L’ideale sarebbe quello di saper miscelare nelle giuste dosi la libertà, la responsabilità e la paura, senza far prevalere nessuna delle tre, come in una ricetta in cui, quando gli ingredienti sono misurati al grammo, e solo in quel caso, il piatto finale che ne viene fuori è una bontà assoluta. Ecco, sono fermamente convinto che una vita incredibile non sia altro che il frutto dell’esatta livellazione di libertà, responsabilità e paura. Il problema è che le quantità non sono uguali per tutti. Ma, buona notizia, grazie al cielo nella vita si può sbagliare senza per forza finire al gabbio per il resto dei nostri giorni e quindi, ognuno di noi, ha tempo e possibilità per capire qual è il livello giusto di libertà, responsabilità e paura che può aiutarlo a vivere al meglio . Deve sperimentare, senza, come detto, affidare al destino il senso dei suoi giorni. Ma, sì c’è un “ma” molto importante in questo discorso, non sarei del tutto sincero se non vi rivelassi una sfaccettatura importante di questa questione, ovvero che tanto sono avverso al concetto di “destino”, quanto invece sono legato ad un concetto, simile e diverso al tempo stesso, che è quello della “pre-destinazione”. Provo a spiegarmi. Non è destino che domani io cada dalle scale uscendo di casa, posso farci maggiore attenzione ed evitare l’infortunio. Mentre era predestinato che, per fare alcuni esempi popolari, Roberto Baggio diventasse il campione che è stato, che Van Gogh diventasse l’artista conosciuto in tutto il mondo che è oggi, che una testa come Einstein arrivasse a rivelarci l’intero universo.
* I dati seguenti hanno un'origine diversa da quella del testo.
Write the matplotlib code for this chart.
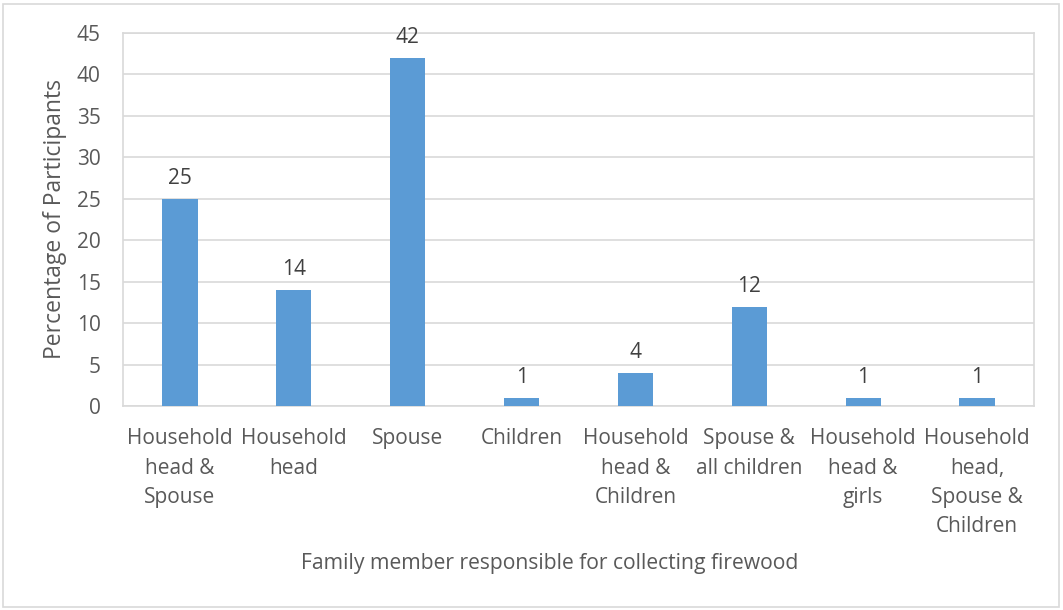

Anche nel piccolo, ovvero nelle vite di noi gente comune, esistono tante forme di predestinazione, nella realizzazione personale e lavorativa, come ad esempio, nella nascita di alcune relazioni: si dice alle volte, “quei due sembrano fatti l’uno per l’altra”! Ecco in questi casi io riesco rilevare una sorta di predestinazione, intesa come talento innato che ognuno di noi si porta dalla nascita, e che ognuno di noi deve riconoscere (la parte più difficile) e coltivare.

Talento

Tale talento ci porterà inevitabilmente, prima o poi, a vivere delle esperienze perché siamo pre-destinati, e non c’è forza cosmica che ne possa contrastare l’accadere. E chi nasce sprovvisto di questi talenti? Nessuna paura, sono arrivato ad una età in cui sento di poter dire che si può vivere una bella vita anche quando si è privi di qualsiasi forma di predestinazione. In questi casi dovremo solo impegnarci noi, un po’ di più, a fare in modo che le cose accadano, non affidandoci al caso, al cielo, al destino. Assumendoci rischi e onori delle nostre scelte. Una scelta coraggiosa che però, ve l’assicuro, da maggior profondità ai nostri giorni. Una profondità che può essere assaporata, anche quando si sbaglia, anche quando si fallisce; avendo il coraggio di lasciare i posti da spettatore e salendo sul palco scenico della nostra vita. Recitando a braccio perché nessuno ne ha il copione, ma che spettacolo ragazzi!